Jeff Moravec is a freelance writer based in Minneapolis, Minn.
SIDEBAR: Instant hill
You can’t move mountains—but you can move an inflatable hill.
With new technologies available to inflatable manufacturers, many products could potentially have an inflatable version that solves a problem of its rigid counterpart. The trick may be to discern which commercial applications will catch on. Creativity is great, but there has to be a market.
All-Star Inflatables Inc. of Dallas, Texas, has created a number of inflatable products designed for sports training, says owner Paul Oliver III. These include tumbling mats, golf simulators, a sandless “sand” pit and an inflatable hill. Yes, an inflatable hill.
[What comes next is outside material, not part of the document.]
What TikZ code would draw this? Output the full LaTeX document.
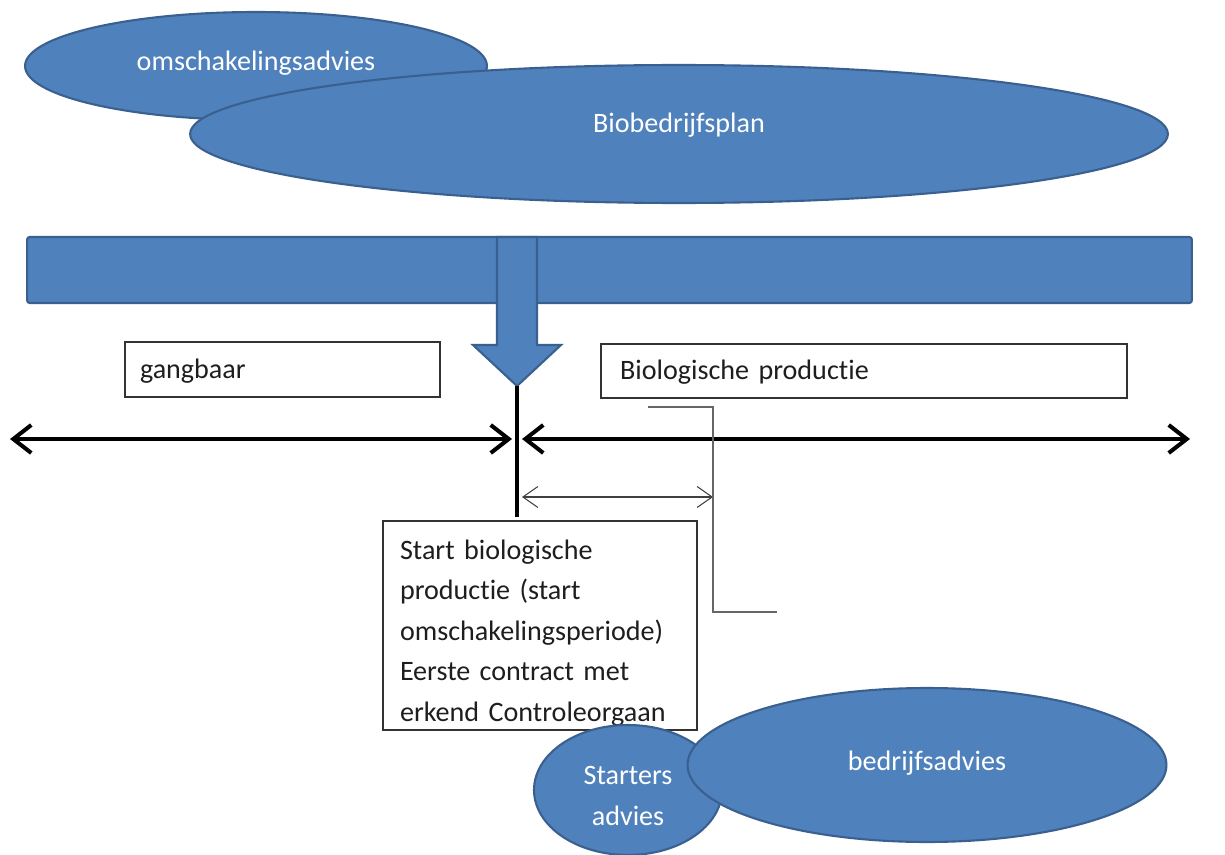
\documentclass[tikz,border=0pt]{standalone}
\usepackage{fontspec}
\setmainfont{Carlito}[Ligatures=NoCommon]
\usetikzlibrary{shapes.geometric,arrows.meta}

\definecolor{advblue}{HTML}{4F81BD}
\definecolor{advedge}{HTML}{3A6090}
\definecolor{boxtext}{HTML}{1E1E1E}

\begin{document}
\begin{tikzpicture}
[
	x	= 0.02cm,	% one unit is one pixel of the layout
	y	= -0.02cm,	% counted downwards, like the layout
	%
	%
	% ----------- options for the blue shapes --------------
	bubble/.style =
	{
		ellipse,
		fill		= advblue,
		draw		= advedge,
		line width	= 1.2pt,
		inner sep	= 0pt
	},
	%
	bubbletext/.style =
	{
		text		= white,
		font		= \fontsize{16}{23}\selectfont,
		align		= center,
		inner sep	= 0pt
	},
	%
	% ----------- options for the white boxes --------------
	infobox/.style =
	{
		draw		= black!80,
		fill		= white,
		line width	= 0.8pt,
		text		= boxtext,
		font		= \fontsize{16}{23}\selectfont,
		align		= left,
		inner ysep	= 0pt
	},
	%
	oneline/.style =
	{
		text height	= 0.42cm,
		text depth	= 0.08cm
	},
	%
	% ----------- options for the lines --------------
	timeline/.style =
	{
		line width	= 2.3pt,
		black,
		{Straight Barb[length=0.36cm, width=0.56cm]}-{Straight Barb[length=0.36cm, width=0.56cm]}
	},
	%
	period/.style =
	{
		line width	= 0.6pt,
		black!75,
		{Straight Barb[length=0.3cm, width=0.42cm]}-{Straight Barb[length=0.3cm, width=0.42cm]}
	},
	%
	bracket/.style =
	{
		line width	= 0.6pt,
		black!60
	}
]

\useasboundingbox (0,0) rectangle (1225,855);

% advice bubbles on top
\node [bubble, minimum width = 9.24cm, minimum height = 2.16cm] (omschakeling) at (256,66) {};
\node [bubbletext] at (256,63) {omschakelingsadvies};
\node [bubble, minimum width = 19.56cm, minimum height = 2.76cm] (plan) at (679,134) {};
\node [bubbletext] at (679,125) {Biobedrijfsplan};

% bar and block arrow
\node [rectangle, fill = advblue, draw = advedge, line width = 1.2pt, rounded corners = 1.5pt,
	minimum width = 23.3cm, minimum height = 1.32cm] (bar) at (609.5,270) {};
\coordinate (arrowtip) at (517,386);
\filldraw [fill = advblue, draw = advedge, line width = 1.2pt, line join = miter]
	(497,237) -- (497,345) -- (473,345) -- (arrowtip) -- (561,345) -- (537,345) -- (537,237) -- cycle;

% periods
\node [infobox, oneline, minimum width = 6.3cm, minimum height = 1.1cm, text width = 5.7cm, inner xsep = 0.3cm]
	(gangbaar) at (282.5,369.5) {gangbaar};
\node [infobox, oneline, minimum width = 10.52cm, minimum height = 1.08cm, text width = 9.76cm, inner xsep = 0.38cm]
	(bio) at (864,371) {Biologische productie};

% actual time line
\coordinate (tlbottom)	at (517,517);
\coordinate (leftend)	at (10,439);
\coordinate (startleft)	at (512,439);
\coordinate (startright) at (522,439);
\coordinate (rightend)	at (1190,439);
\draw [line width = 2.3pt] (arrowtip) -- (tlbottom);
\draw [timeline] (leftend) -- (startleft);
\draw [timeline] (startright) -- (rightend);

% conversion period
\coordinate (periodstart)	at (522,497);
\coordinate (periodend)		at (713,497);
\draw [period] (periodstart) -- (periodend);
\coordinate (brackettop)	at (648,407);
\coordinate (bracketend)	at (777,612);
\draw [bracket] (brackettop) -| (periodend) |- (bracketend);

% start box
\node [infobox, minimum width = 6.28cm, minimum height = 4.18cm] (startbox) at (540,625.5) {};
\node [infobox, draw = none, fill = none, text width = 5.6cm, inner xsep = 0pt]
	(starttext) at (540,633) {Start biologische\\productie (start\\omschakelingsperiode)\\Eerste contract met\\erkend Controleorgaan};

% advice bubbles below
\node [bubble, minimum width = 3.76cm, minimum height = 2.6cm] (starters) at (628,790) {};
\node [bubbletext] at (628,796) {Starters\\advies};
\node [bubble, minimum width = 9.58cm, minimum height = 3.08cm] (bedrijf) at (927,765) {};
\node [bubbletext] at (927,763) {bedrijfsadvies};

\end{tikzpicture}
\end{document}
“The Inflatable Incline Trainer avoids the need to build a dirt or grass hill for training,” Oliver says of the structure, which is made from 18-ounce vinyl. “Plus, it can be moved to where it’s needed and is easily stored when it isn’t.” The inflatable hill is also gentler on joints and ligaments.
Oliver has put a patent on the design of the device, which was in development for five years before its recent introduction. The key to the product, he says, involves another component that also has been patented—the nonslip running surface used on the structure.